This interview with Samsung is part of “Fan XP” – a newsletter designed to keep you abreast of the latest innovations, strategies and more regarding fan experience across the globe. To sign up, please click here.
It is a continuous worry for event organisers that people who currently make the effort to attend will, sooner or later, prefer to experience the occasion in the comfort of their own home rather than ‘live’.
For several years, media and technology companies have acknowledged that there is nothing quite like being at an event in person. For that reason, they have taken viewers “closer to the action” with production innovations such as enhanced sound and picture quality and new camera angles.
Last year, several of them went a step further by offering virtual reality coverage of the 2018 FIFA World Cup, giving viewers the chance to watch the action as if they were inside the stadium itself.
‘Home experience’
However, whereas there have been increasing attempts to replicate the ‘live experience’ at home in recent years, there are signs that proactive event hosts and stadium operators are now pivoting 180 degrees to replicate aspects of the home experience at the venues.
This is especially the case for sports that face a challenge to attract new generations of fans, according to David Birkett, Business Development Manager, LED European Display Organisation at Samsung Electronics Europe.
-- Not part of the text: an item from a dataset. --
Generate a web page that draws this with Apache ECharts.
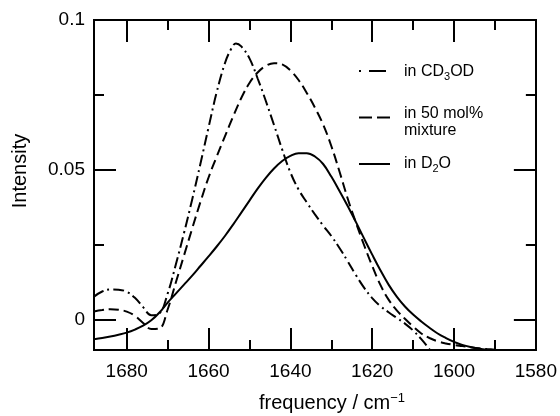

Birkett told us: “As I’m talking to cricket and other sports clubs generally, they are all aware that their audiences are getting older so they’re trying to get younger fans interested and affiliated with the club. If a club can encourage brand loyalty at a young age, that can carry on into adulthood.
“Clubs have identified that one of the ways in which to achieve this is via digital signage. Younger spectators have all got mobile phones and tablets and they’re expecting to be able to experience something similar at a stadium.”
Enhanced interaction
Samsung recently struck a deal to serve as the official display and presentation partner at Lancashire Cricket Club.
Samsung has provided two 60-metre square screens and two 56-metre mid-tier LED ribbons across two of the main stands at the club’s 23,500-capacity Emirates Old Trafford stadium, providing an enhanced presentation of scoring, graphics, animations, video and crowd interaction.
According to Lancashire Chief Executive Daniel Gidney (pictured right), it is the first cricket ground in the UK to have the mid-tier LED boards, “which will enable us to offer better communications with our fans and provide a much more sophisticated match day experience”.
Damon Crowhurst, Head of Display at Samsung UK (pictured left), said the screens will “create a more welcoming and engaging connected customer experience”.
Digital fireworks
The new project builds on installations already in place at other sports venues in the US, including the homes of the Baltimore Ravens, Atlanta Hawks and DC United.
Birkett added: “We hear that the common challenge facing everyone is how to get people out of their living rooms and into the stadium. After all, you can watch the action at home in incredible detail.
“In the US there have been huge 60-metre-wide screens installed specifically to replicate the experience as if you were at home. From the halfway line of the pitch to your seat it is like you are in your living room.
“You can end up watching the game on the big screens, but it doesn’t dilute the experience. You see this a lot at music concerts where the star is a small dot in the distance, but you can watch them up close on the giant screen. In fact, I think it massively enhances the experience.”
Birkett added that the screens allow for “digital fireworks” to be triggered at certain points in a match, whether it is a six, a wicket or someone scoring a century.
“Cricket has been a fairly early adopter of electronic scoreboards,” he added. “However, that phase is now coming to an end and moving into a more sophisticated era.”